ECC errors in L3 cache - critical or not?

On a linux server (8x Quad-Core AMD 8378), I'm getting the following errors:

[Hardware Error]: MC4_STATUS[-|CE|MiscV|-|AddrV|CECC]: 0x9c294c00001d018b
[Hardware Error]: Northbridge Error (node 4): ECC error in L3 cache tag.
[Hardware Error]: cache level: L3/GEN, tx: GEN, mem-tx: SNP
[Hardware Error]: Machine check events logged

This has happened three times during the last month, but never before (server running for 3 years).

From a quick google-search, it seems this is a serious matter.

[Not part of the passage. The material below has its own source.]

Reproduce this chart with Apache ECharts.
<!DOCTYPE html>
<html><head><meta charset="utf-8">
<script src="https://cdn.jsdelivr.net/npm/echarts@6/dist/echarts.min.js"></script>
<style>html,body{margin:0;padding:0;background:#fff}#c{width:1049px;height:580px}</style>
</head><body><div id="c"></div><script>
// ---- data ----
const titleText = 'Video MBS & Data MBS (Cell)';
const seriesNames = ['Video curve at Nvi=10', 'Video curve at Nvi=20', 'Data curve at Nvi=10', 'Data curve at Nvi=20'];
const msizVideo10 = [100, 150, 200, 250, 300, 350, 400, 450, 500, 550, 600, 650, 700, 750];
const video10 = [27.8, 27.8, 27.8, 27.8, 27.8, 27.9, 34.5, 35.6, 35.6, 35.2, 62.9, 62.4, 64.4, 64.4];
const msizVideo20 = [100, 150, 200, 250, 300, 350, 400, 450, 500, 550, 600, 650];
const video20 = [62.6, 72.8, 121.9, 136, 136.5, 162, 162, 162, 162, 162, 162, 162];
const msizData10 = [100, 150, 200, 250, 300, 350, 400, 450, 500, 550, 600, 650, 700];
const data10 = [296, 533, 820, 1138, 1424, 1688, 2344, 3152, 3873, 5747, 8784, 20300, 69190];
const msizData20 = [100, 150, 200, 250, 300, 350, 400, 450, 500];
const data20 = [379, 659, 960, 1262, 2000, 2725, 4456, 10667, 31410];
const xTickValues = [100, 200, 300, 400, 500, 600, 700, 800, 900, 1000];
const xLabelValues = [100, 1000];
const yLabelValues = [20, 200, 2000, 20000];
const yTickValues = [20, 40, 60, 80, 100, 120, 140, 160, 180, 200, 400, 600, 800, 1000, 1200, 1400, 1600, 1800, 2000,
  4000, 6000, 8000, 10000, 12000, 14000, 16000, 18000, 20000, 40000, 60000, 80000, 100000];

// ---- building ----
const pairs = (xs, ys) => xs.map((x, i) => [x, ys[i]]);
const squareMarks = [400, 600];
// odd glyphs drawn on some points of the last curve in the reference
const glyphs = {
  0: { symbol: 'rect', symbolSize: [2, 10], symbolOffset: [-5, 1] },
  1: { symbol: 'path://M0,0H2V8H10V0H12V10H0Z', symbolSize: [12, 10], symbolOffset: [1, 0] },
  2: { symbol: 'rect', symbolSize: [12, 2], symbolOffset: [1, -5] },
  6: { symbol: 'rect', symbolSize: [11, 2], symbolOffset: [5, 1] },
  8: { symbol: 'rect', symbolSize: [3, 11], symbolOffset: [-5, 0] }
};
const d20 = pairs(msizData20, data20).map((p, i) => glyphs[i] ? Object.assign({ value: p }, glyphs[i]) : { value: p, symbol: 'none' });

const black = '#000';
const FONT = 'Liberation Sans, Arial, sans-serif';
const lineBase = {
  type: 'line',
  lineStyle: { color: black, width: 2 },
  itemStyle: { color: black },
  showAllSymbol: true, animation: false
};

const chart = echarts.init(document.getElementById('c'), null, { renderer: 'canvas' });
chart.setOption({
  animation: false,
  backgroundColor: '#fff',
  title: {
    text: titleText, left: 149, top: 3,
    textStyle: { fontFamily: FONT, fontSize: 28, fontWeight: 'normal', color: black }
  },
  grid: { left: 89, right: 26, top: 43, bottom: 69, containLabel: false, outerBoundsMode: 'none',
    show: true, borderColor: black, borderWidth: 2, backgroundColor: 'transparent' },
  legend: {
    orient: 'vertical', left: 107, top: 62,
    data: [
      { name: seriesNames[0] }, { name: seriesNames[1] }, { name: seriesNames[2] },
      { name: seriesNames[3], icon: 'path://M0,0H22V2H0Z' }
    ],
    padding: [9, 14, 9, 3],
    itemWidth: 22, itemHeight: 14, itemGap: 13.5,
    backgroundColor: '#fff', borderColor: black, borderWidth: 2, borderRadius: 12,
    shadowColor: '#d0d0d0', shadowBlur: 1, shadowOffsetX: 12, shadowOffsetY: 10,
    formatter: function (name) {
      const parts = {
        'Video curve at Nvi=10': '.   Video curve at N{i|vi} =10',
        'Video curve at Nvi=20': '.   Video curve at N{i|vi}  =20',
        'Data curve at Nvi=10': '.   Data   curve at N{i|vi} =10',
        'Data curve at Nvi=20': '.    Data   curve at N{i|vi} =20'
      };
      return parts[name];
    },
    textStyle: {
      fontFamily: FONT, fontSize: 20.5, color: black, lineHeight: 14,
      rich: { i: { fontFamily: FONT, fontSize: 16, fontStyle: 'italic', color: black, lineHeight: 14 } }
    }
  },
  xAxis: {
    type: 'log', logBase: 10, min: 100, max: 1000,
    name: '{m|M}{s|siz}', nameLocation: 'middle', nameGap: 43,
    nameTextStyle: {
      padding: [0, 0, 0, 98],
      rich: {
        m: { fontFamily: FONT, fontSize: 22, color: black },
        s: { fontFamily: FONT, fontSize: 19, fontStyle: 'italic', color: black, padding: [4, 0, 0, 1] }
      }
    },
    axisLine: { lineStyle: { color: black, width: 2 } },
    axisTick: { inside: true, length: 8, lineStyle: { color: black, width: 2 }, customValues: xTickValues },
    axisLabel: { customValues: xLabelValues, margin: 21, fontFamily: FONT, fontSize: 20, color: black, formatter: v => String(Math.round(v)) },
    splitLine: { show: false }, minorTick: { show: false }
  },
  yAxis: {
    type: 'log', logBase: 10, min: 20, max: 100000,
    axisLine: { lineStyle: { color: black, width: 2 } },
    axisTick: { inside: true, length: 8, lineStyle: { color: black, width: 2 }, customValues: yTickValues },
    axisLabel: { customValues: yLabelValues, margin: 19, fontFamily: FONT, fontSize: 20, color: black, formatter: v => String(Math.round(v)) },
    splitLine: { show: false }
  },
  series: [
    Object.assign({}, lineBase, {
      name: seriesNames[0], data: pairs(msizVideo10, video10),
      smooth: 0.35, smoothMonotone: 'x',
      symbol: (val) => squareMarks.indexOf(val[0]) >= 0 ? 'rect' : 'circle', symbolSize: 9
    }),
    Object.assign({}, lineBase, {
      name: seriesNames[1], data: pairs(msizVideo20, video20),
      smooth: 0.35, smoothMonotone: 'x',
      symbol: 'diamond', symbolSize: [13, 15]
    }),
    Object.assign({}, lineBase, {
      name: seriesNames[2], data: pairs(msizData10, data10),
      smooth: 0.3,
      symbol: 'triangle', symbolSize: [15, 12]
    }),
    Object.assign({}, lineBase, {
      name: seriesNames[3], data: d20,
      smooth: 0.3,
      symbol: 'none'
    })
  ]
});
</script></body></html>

However, the vendor support technician said:

I have seen these errors MANY times, and unless you are overclocking your CPU - or have had a fan failure or similar - it is VERY unlikely to be a processor problem. It is more likely that the kernel is misreporting the error.

So - is this a critical error and I should order new parts (replace CPU?) or ignore it?

Many thanks.


Best practice: Keep your own spare parts, when possible.

As for machine check exceptions, these are reported by the hardware; the kernel is just passing the message on to you, so that you can take action before the hardware problem gets out of hand and results in a real disaster.

The only instance I was able to find of a kernel "misreporting" a machine check exception was the following. In this case, it was a flaw in the processor causing the problem, not the kernel.

Intel Xeon processor E7 family processors have an issue in which some c-state transitions can cause false correctable Machine Check Exception (MCE) errors to be reported from MCE bank 6 to the user. On some E7 processor family systems, this resulted in "floods" of MCE errors. This patch disables MCE error reporting for bank 6.

Bottom line: It sounds to me like the vendor is trying to avoid replacing your defective hardware.